After falling behind in the first, Milwaukee batted around in the second, banging out six hits that scored five runs. Yuniesky Betancourt's two-run single gave the Brewers a 3-2 lead, and catcher Jonathan Lucroy's bases-loaded double brought home two more for a 6-2 lead and knocked Padres starter Clayton Richard out of the game after just 1 2/3 innings.
Gallardo struggled a bit with his command early. But he managed to settle down and toss his second quality start in a row, allowing three runs on eight hits over 6 2/3 innings.
"I don't know why he's out of whack like he is," Roenicke said. "The good thing is, if he can keep us in ballgames and win ballgames when he's struggling, it's going to be a nice thing when he gets it going."
Gallardo only managed 58 strikes over 108 pitches, but was aided yet again by some top-notch defense. Shortstop Jean Segura made a couple very difficult plays -- one a double play on a line drive, one on a backhand in the hole -- and first baseman Alex Gonzalez turned an important double play early on.
"You look behind you, and all the guys are making those great plays -- It motivates you," Gallardo said. "If you have everybody behind you, it motivates you even more to just keep battling."
The veteran right-hander ran into trouble in the seventh, loading the bases on three consecutive two-out walks. But the bullpen saved the day once again as left-hander Tom Gorzelanny came on and struck out Yonder Alonso on three consecutive sliders to end the threat.
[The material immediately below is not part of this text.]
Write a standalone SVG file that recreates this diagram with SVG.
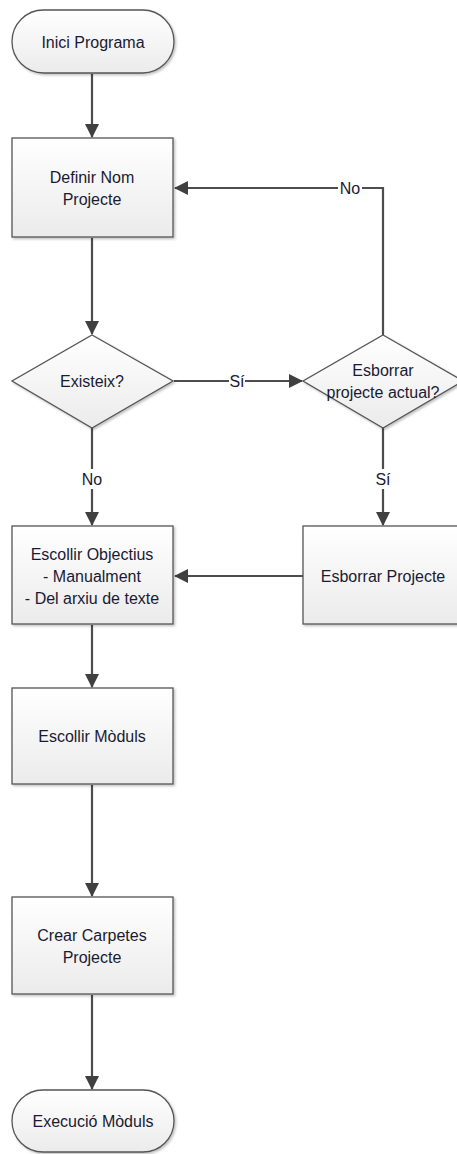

John Axford and Jim Henderson followed with a scoreless frame apiece, as the Brewers bullpen has now allowed just four runs in its last 33 1/3 innings.
"We're a close group down there, and that's a good thing," said Axford, who cited a mechanical adjustment as the key to his six-outing scoreless streak, which followed a stretch of nine earned runs over 3 2/3 innings. "We're all just feeding off each other, we're all rooting for each other, and that's the biggest thing."
The Brewers jumped out to a 1-0 lead in the first when Ryan Braun's RBI groundout plated Segura, who had tripled. The Padres quickly responded, taking what would be their only lead of the night on back-to-back RBI singles from Carlos Quentin and Alonso.
But Milwaukee struck for five in the second inning and wouldn't look back from there.
The only blip on an otherwise calm night for Milwaukee was Roenicke's ejection. It appeared Padres third baseman Chase Headley went around on a check swing, but third-base umpire Clint Fagan and home-plate ump Gary Darling didn't think so. When Roenicke objected from his spot at the top step of the dugout, Darling tossed him.
After the game, Roenicke voiced his displeasure at being ejected. But things are going so well right now for his club, he was light-hearted about that, too, saying at least he got to watch his lights-out bullpen from a better angle -- on the manager's office flat screen.
Given the way the Brewers have been playing, there's not much Roenicke can complain about.